Discussing uncomfortable topics is the key to helping students give the book a chance. And while this also gives teachers an opportunity to explain why the author might have included uncomfortable content, it is also a space for students to air their grievances and explain why a particular part of the text was upsetting. Different perspectives can also be shared during discussion, which will deepen the understanding students have of the assigned reading. This is why teachers need to discuss discomforting sections of books that they assign. Mendoza believes that teachers need to “listen to the students when they have concerns or feel uncomfortable.” When the books most commonly read by students include anything from mildly uncomfortable language to racial slurs, discussion is not only needed, but necessary.

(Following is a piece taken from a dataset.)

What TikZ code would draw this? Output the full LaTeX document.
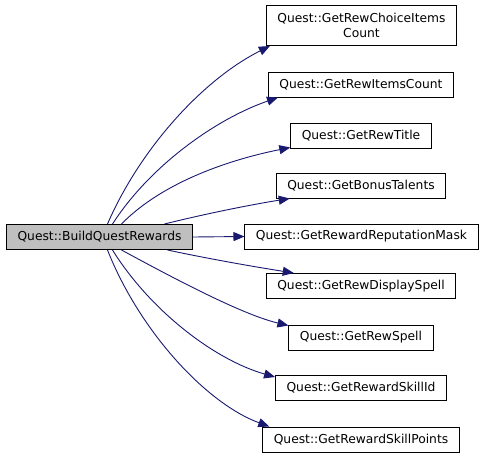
\documentclass[tikz,border=0pt]{standalone}
\usepackage{fontspec}
\setmainfont{DejaVu Sans}
\usetikzlibrary{arrows.meta}
\definecolor{edgeblue}{RGB}{25,25,112}
\definecolor{nodegray}{RGB}{191,191,191}
\begin{document}
\begin{tikzpicture}[x=1pt,y=-1pt,
    fn/.style={draw=black, line width=1pt, minimum height=25pt, inner xsep=11pt, inner ysep=2pt,
      font=\fontsize{12.3}{14.5}\selectfont, align=center},
    call/.style={draw=edgeblue, line width=0.9pt, -{Triangle[length=11pt,width=9pt]}}]
        % \draw[help lines, gray!50, very thin] (0,0) grid[step=50] (485,458);
        \useasboundingbox (0,0) rectangle (485,458);

        % caller
        \node[fn, fill=nodegray] (build) at (99.5,237) {Quest::BuildQuestRewards};

        % callees
        \node[fn, minimum height=40pt] (choice) at (361.5,25.5) {Quest::GetRewChoiceItems\\Count};
        \node[fn] (items) at (361,84.5) {Quest::GetRewItemsCount};
        \node[fn] (title) at (361,135.5) {Quest::GetRewTitle};
        \node[fn] (bonus) at (361,185.5) {Quest::GetBonusTalents};
        \node[fn] (repmask) at (361.5,236.5) {Quest::GetRewardReputationMask};
        \node[fn] (dispspell) at (361,286) {Quest::GetRewDisplaySpell};
        \node[fn] (rewspell) at (361,337.5) {Quest::GetRewSpell};
        \node[fn] (skillid) at (361,388) {Quest::GetRewardSkillId};
        \node[fn] (skillpts) at (361,439.5) {Quest::GetRewardSkillPoints};

        % calls
        \draw[call] ([xshift=8pt]build.north) .. controls +(32,-74) and +(-68,34) .. ([xshift=4pt]choice.south west);
        \draw[call] ([xshift=13pt]build.north) .. controls +(38,-59) and +(-61,21) .. ([xshift=10pt]items.south west);
        \draw[call] ([xshift=22pt]build.north) .. controls +(43,-44) and +(-55,11) .. ([yshift=1pt]title.south west);
        \draw[call] ([xshift=65pt]build.north) .. controls +(40,-10) and +(-38,6) .. ([xshift=14pt]bonus.south west);
        \draw[call] (build.east) -- (repmask.west);
        \draw[call] ([xshift=68pt]build.south) .. controls +(42,9) and +(-38,-6) .. ([xshift=28pt]dispspell.north west);
        \draw[call] ([xshift=22pt]build.south) .. controls +(48,26) and +(-47,-11) .. ([yshift=-1pt]rewspell.north west);
        \draw[call] ([xshift=13pt]build.south) .. controls +(38,61) and +(-60,-17) .. ([yshift=-2pt]skillid.north west);
        \draw[call] ([xshift=8pt]build.south) .. controls +(32,81) and +(-63,-23) .. ([xshift=7pt]skillpts.north west);
      \end{tikzpicture}
\end{document}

American classics are often notorious for racism that makes every student of color in the room uncomfortable. The Grapes of Wrath by John Steinbeck was written in the late 1930s, which makes it prone to having language and attitudes that are not acceptable today. The use of racial slurs and other period typical racism makes the book an uncomfortable experience for students. The novel has an undeniably important message of overcoming challenges and unity, but the unsavory elements need to be discussed in the classroom along with those themes.
Atholton teacher Mrs. Stackhouse explained that “we should always approach something older with one foot firmly planted in that time period and one foot firmly planted in 2023.” An understanding of what the culture was like when the novel was written is important, but a modern audience can also address how things have changed and grown since the time of writing. An acknowledgement of how society has evolved can go a long way in developing a student’s understanding of the text.
Teachers aren’t solely responsible for handling sensitive topics when they come up. Although the content of books can be upsetting, students should engage with the book to broaden their world views. Students also need to give the book a chance, even if there are aspects that create discomfort. “There’s something to be learned from every book, whether or not it makes us uncomfortable. The point of some books is to make us uncomfortable and to make us think. Even if the message doesn’t align with our values today, there is always the understanding of history and seeing how we have or haven’t grown,” said Atholton junior Micah Rao.
There will always be upsetting or uncomfortable things in life. Learning to manage those moments is how one grows and manages those situations in the future. Teachers should be helping students learn how to handle and cope with difficult topics and situations so they will be equipped to deal with them on their own. Being able to learn from the past and understand why a topic is problematic is a necessary skill. It’s a difficult balance to strike, but it is one that is needed.